● Stated task
Below, locate the line that contains "Clone this chart in Plotly.". Repeat exactly from that line to the line that contains "import plotly.graph_objects as go", inclusive, leaving out the pictures.

+++ Material for this task +++

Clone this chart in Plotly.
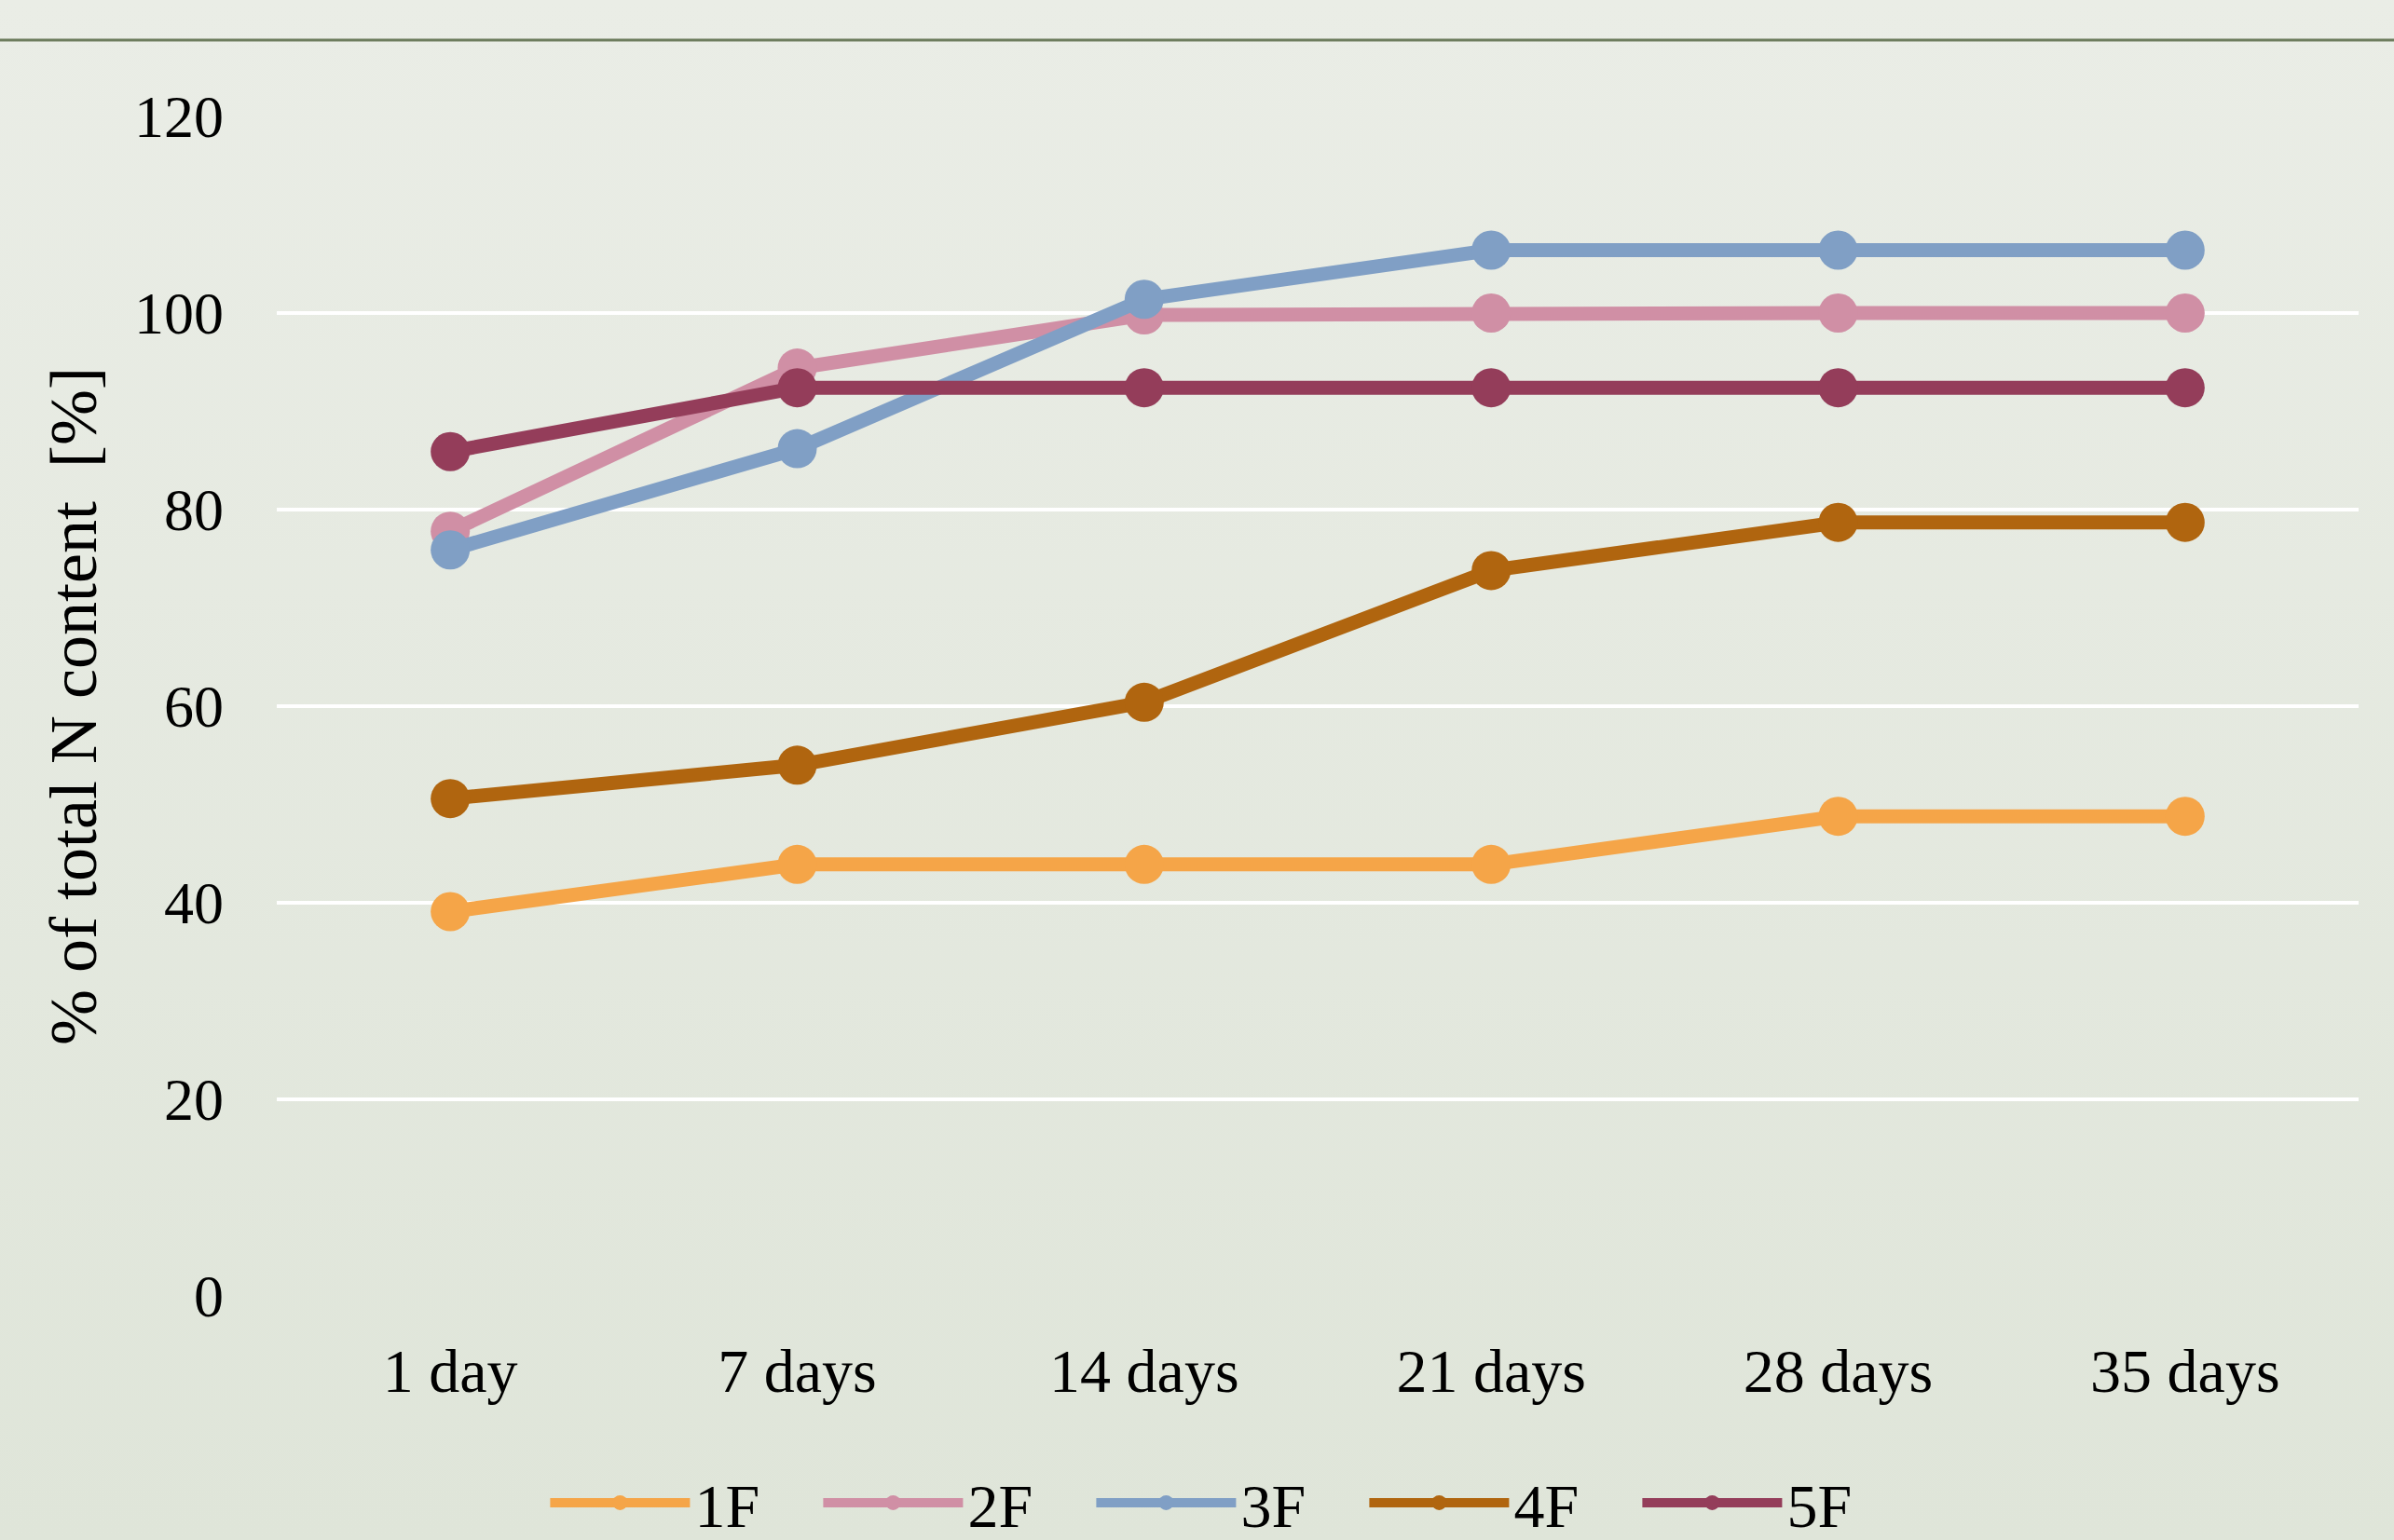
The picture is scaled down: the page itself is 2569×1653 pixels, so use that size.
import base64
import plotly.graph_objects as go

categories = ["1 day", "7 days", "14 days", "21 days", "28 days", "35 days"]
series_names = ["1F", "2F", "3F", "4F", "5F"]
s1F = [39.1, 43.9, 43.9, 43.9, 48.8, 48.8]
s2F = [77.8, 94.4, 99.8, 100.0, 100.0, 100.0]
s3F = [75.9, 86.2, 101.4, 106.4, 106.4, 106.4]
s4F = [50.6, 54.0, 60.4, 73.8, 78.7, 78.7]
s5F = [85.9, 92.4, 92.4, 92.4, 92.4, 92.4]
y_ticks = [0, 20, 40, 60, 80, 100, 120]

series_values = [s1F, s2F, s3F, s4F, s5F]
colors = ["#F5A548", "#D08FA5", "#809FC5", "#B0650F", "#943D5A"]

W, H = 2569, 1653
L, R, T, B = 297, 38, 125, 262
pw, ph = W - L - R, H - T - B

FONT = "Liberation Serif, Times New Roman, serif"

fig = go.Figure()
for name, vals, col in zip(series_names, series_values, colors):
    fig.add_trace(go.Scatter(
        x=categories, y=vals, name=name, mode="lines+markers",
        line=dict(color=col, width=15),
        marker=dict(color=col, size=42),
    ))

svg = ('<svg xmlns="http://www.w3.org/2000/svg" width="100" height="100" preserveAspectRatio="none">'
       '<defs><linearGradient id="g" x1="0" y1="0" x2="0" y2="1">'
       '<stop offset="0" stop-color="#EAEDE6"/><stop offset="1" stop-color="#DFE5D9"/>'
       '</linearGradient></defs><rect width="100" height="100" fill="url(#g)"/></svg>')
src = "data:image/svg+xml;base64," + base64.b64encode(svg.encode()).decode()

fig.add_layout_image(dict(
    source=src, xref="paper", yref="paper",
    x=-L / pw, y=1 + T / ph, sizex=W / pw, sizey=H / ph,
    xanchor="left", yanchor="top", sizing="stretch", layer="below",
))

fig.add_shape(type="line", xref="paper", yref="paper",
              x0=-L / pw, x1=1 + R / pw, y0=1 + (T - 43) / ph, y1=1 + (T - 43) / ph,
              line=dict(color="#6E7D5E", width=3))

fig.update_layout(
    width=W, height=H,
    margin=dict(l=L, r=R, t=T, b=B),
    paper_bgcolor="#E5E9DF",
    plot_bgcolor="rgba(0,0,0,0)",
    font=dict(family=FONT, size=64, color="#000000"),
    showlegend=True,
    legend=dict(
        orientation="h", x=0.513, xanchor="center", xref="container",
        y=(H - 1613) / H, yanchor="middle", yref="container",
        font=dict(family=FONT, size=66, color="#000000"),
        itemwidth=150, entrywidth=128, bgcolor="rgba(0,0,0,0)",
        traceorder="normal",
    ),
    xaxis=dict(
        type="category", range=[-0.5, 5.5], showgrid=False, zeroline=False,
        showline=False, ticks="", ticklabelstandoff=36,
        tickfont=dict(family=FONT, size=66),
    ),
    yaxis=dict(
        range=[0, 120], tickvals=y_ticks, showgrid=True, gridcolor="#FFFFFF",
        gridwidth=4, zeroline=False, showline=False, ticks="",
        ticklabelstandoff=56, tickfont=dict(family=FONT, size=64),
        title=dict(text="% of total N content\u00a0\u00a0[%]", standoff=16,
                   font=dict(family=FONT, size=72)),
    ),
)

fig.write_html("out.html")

+++
+++ Material for this task +++

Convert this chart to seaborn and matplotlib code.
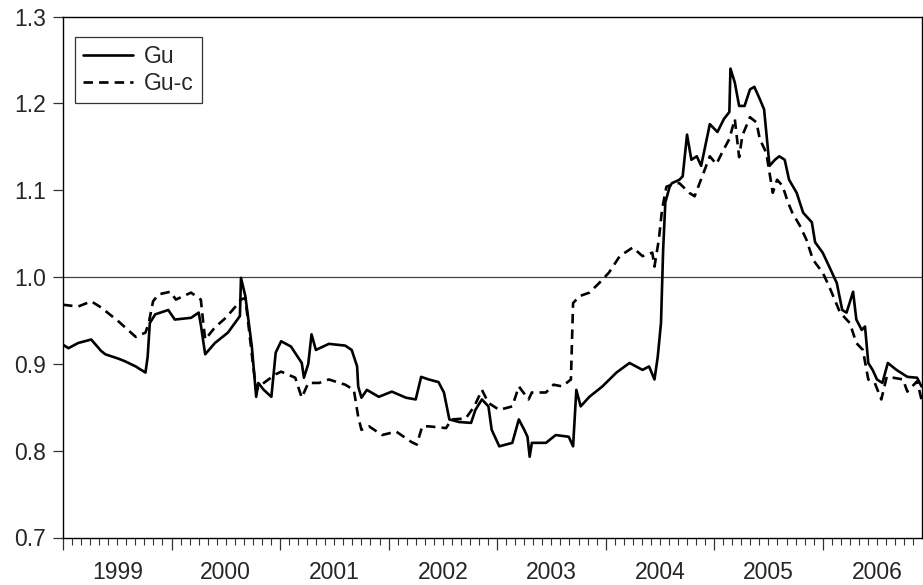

+++
+++ Material for this task +++

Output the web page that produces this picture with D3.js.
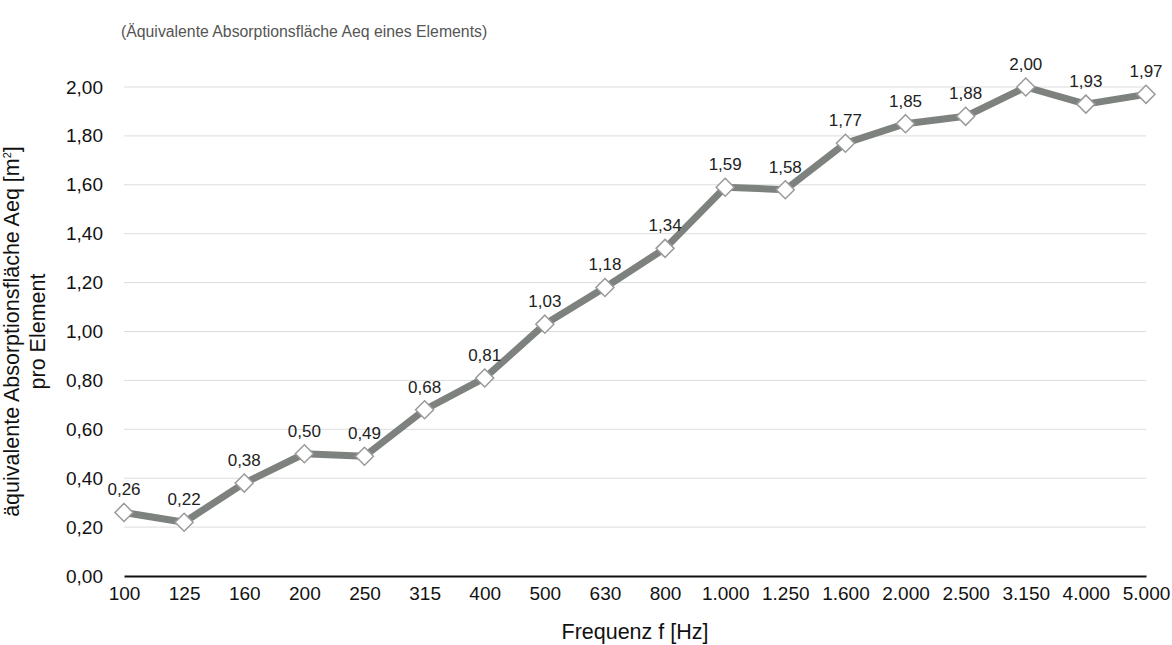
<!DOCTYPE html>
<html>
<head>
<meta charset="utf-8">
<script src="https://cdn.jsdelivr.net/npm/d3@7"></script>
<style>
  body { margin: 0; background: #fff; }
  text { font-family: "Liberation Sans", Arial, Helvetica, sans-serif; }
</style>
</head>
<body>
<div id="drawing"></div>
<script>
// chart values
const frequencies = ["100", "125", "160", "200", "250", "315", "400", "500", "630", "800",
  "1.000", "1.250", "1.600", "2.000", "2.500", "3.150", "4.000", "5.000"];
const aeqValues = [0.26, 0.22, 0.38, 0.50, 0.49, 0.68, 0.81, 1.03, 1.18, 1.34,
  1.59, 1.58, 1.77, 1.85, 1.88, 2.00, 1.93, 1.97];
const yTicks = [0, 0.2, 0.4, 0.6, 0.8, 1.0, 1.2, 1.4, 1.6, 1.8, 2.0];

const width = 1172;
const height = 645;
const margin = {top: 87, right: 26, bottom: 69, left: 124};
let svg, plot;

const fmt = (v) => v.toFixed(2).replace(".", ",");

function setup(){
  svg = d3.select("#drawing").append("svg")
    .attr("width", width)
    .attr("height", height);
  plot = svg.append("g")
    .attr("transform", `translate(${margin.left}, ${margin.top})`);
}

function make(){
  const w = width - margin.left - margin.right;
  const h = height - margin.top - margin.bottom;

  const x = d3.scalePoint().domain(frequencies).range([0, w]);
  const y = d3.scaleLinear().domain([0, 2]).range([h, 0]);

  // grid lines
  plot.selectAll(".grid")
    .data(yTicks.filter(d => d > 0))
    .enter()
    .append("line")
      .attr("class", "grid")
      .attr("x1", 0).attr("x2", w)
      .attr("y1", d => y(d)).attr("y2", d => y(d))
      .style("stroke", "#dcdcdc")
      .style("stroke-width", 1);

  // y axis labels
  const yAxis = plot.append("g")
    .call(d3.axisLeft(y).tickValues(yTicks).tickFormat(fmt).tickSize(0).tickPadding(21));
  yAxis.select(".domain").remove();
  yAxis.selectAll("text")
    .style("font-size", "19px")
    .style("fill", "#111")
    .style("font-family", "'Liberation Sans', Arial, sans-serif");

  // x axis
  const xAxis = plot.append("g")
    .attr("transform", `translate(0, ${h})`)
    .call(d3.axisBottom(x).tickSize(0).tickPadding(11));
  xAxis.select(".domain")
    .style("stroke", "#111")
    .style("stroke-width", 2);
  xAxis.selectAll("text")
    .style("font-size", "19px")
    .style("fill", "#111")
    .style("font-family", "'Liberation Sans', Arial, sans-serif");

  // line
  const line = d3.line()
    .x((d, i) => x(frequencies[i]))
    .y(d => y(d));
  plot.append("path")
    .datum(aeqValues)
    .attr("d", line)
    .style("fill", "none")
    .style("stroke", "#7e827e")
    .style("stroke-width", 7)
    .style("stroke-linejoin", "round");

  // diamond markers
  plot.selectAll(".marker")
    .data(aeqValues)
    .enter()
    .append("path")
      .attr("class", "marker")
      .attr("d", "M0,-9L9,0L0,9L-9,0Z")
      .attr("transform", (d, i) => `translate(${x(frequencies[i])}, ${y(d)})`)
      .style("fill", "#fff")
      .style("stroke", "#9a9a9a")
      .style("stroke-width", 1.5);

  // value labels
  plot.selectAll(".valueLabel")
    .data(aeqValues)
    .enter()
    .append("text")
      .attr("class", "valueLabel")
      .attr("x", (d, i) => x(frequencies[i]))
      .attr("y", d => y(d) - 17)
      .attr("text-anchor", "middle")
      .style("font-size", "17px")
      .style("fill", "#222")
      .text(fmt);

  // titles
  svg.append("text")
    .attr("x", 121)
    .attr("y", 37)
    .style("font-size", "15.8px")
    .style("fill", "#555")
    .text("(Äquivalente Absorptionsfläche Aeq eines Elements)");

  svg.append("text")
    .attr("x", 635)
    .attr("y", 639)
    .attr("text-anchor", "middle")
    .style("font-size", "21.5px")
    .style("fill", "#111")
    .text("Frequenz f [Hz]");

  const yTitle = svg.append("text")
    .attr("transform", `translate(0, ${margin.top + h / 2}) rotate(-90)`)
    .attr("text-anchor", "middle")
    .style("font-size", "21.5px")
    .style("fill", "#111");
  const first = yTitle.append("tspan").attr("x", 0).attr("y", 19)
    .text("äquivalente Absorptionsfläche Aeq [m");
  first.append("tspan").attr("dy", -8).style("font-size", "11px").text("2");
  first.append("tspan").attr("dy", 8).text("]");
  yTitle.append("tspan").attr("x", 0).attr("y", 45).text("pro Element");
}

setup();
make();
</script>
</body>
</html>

+++

● Expected answer
Clone this chart in Plotly.
The picture is scaled down: the page itself is 2569×1653 pixels, so use that size.
import base64
import plotly.graph_objects as go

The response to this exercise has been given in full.